When binary systems collide with the public manifestation of fluid identities, there are risks and realities of misrepresentation. An alarming consequence of this tragedy is that segments of the population may be rendered invisible or ambiguous in the eyes of AI-Assemblages.

This erasure from view has far-reaching consequences concerning access to housing, employment, education, and healthcare. Moreover, many persons in invisible population segments can experience extreme hardship in advocating for their rights and liberties.

Erasure is the act of minimizing the other. In “In the Castle of My Skin”, George Lamming presents the plantocracy as a psychic and social apparatus. Power in plantation societies implies a process of social negotiation. AI is humans, so the risks of negation are actual, even past the plantocracy.

And because power is unequally distributed in social groups, some parties to the process are more present than others. This is where erasure is loosely coupled to identity in the history and politics of colonization and decolonization in Latin America and the Caribbean (LAC).
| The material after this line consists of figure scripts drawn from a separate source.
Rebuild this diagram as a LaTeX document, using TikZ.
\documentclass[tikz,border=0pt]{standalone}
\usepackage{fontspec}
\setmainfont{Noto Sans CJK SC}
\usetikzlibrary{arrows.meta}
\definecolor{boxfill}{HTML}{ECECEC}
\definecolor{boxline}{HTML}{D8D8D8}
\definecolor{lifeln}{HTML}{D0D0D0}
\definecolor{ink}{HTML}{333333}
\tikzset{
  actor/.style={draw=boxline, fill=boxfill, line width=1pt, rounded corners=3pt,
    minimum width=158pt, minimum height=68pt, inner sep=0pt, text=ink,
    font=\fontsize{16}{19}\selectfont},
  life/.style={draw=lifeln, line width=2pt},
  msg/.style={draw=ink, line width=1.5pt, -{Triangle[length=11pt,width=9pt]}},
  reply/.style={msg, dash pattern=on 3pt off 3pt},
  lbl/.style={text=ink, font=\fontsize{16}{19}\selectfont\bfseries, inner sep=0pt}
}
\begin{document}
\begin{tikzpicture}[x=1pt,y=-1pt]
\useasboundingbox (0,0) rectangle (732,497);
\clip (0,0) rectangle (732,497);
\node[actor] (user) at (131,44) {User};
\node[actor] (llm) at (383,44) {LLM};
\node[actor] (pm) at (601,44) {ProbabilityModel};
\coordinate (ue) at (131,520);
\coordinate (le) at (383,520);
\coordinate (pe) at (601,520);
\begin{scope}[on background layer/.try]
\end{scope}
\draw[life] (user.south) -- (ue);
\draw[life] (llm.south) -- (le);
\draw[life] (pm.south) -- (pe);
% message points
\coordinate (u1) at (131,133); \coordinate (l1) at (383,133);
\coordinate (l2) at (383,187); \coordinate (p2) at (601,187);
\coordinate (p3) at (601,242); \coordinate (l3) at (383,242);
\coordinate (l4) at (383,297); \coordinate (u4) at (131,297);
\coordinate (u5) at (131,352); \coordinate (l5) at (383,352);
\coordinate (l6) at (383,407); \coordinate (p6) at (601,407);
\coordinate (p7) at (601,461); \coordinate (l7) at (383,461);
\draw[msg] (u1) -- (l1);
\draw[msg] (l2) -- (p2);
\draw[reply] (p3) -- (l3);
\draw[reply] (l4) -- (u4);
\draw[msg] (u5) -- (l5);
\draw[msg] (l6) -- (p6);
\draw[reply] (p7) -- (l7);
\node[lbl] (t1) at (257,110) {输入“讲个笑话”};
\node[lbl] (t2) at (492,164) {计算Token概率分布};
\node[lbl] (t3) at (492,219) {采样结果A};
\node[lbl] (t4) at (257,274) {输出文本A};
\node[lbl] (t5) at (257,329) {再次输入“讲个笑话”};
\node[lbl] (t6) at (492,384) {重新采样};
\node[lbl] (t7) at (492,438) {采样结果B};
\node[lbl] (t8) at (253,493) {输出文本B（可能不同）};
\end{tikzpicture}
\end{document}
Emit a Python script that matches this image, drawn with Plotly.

This negation calls for regulators and designers of AI-Assemblages to face these machines with a hermeneutics of suspicion. Identity is a compilation of triumphs and tribulations. It is subject to specific categories in a given historical and cultural period.

Identities are the results of the forces that animate them. When faced with an existential conflict against another that may result in erasure, moral commitment to rituals of resistance becomes most consequential.

A central theme in the paintings and poetry across LAC is the unrelenting search for identity. Using a range of important paintings and poems from Europe and LAC, one can discern the antagonisms between the cultural heritage of places where the vessels are whole and timeworn, and those societies made from the painful gathering of ill-fitted fragments stolen from ancestral shrines.

Africa has not only been disposed of by its many peoples but also of its historical consciousness according to the Cuban painter, Wifredo Lam. The art of Lam was to relocate black cultural objects in their world and landscape. Painting became an act of decolonization. Not in the physical sense. But in a mental one.

Just as AI propagates the rambling differences in the ascribed heterosexual matrix, that reproduce stereotypical relationships of power, it also serves to nurture intricate troubles for people who do not identify with any of those gendered relationships.

The social contours of the mindscape of (LAC) cannot be fixed by artificial intelligence (AI). AI-Assemblages mirror an unfair society and risk cementing and worsening prejudice, stereotypes, inherited inequality, and intergenerational immobility from beneath a veil of machine objectivity.

Algorithms do not make societies unequal or unfair. AI is also both genderless and sexless. It was once the case that the standard settings of artificially intelligent voices were female by default. Discrimination by default is now hastily retreating.

These voice agents were once programmed with humanlike traits of gender and personality, and designed to enact a specific social role – that of an assistant – in the functions they perform and in the messages they transmit.

The pervasive use of female voices prompted a clerical discourse – that of an assistant. Such gendered constructions sustain the view that women should be available on call, and be of service.

This design defect fell prey to age-old stereotypes of typists and housewives. The AI architects overlooked the lives of Ho Ching, Joan of Arc, Harriet Tubman, Ruth Bader Ginsburg, and Vera Wang.

Gender-related design choices channel user perception and imagination of users in the direction of stereotypes and antiquated notions of the gendered and sexual division of work by highlighting certain tasks as feminine.

LGBTQ+ people are often minimised by traditional systems of understanding and organization. This makes it important to critically monitor the role which AI systems may have in sustaining or entrenching marginalisation in this area.

Another area where the use of AI-Assemblage poses problems for people with queer identities is automated gender recognition (AGC). This is where gender is inferred from data gathered from textual and visual communication of individuals, and legal names. This may involve facial recognition systems that gauge the bones of jawlines and cheekbones or whether a person is wearing makeup. This can include the entire physical figure where body scanners are used in airports.

Applicants for social services who are transgender, non-binary, and intersex may inadvertently encounter minimization due to biased training data. These population segments may also experience problems during employment screening processes and are at risk when credit assessments at financial institutions are conducted using automated systems.

In some countries in Europe, the number of people holding a gender recognition certificate is relatively low compared to the total number of those whose gender identity differs from the sex they were assigned at the time that the birth was registered.

This contradiction between the life worlds and lived experiences of transgender, non-binary, and intersex individuals and their recorded data creates a risk of minimisation when interacting with automated tools in banking, talent attraction, athletics, and other sectors.

The predisposed binary decision-making models are worsened by the “explainability” problem, whereby we sometimes struggle to determine how AI-Assemblages arrive at a specific outcome.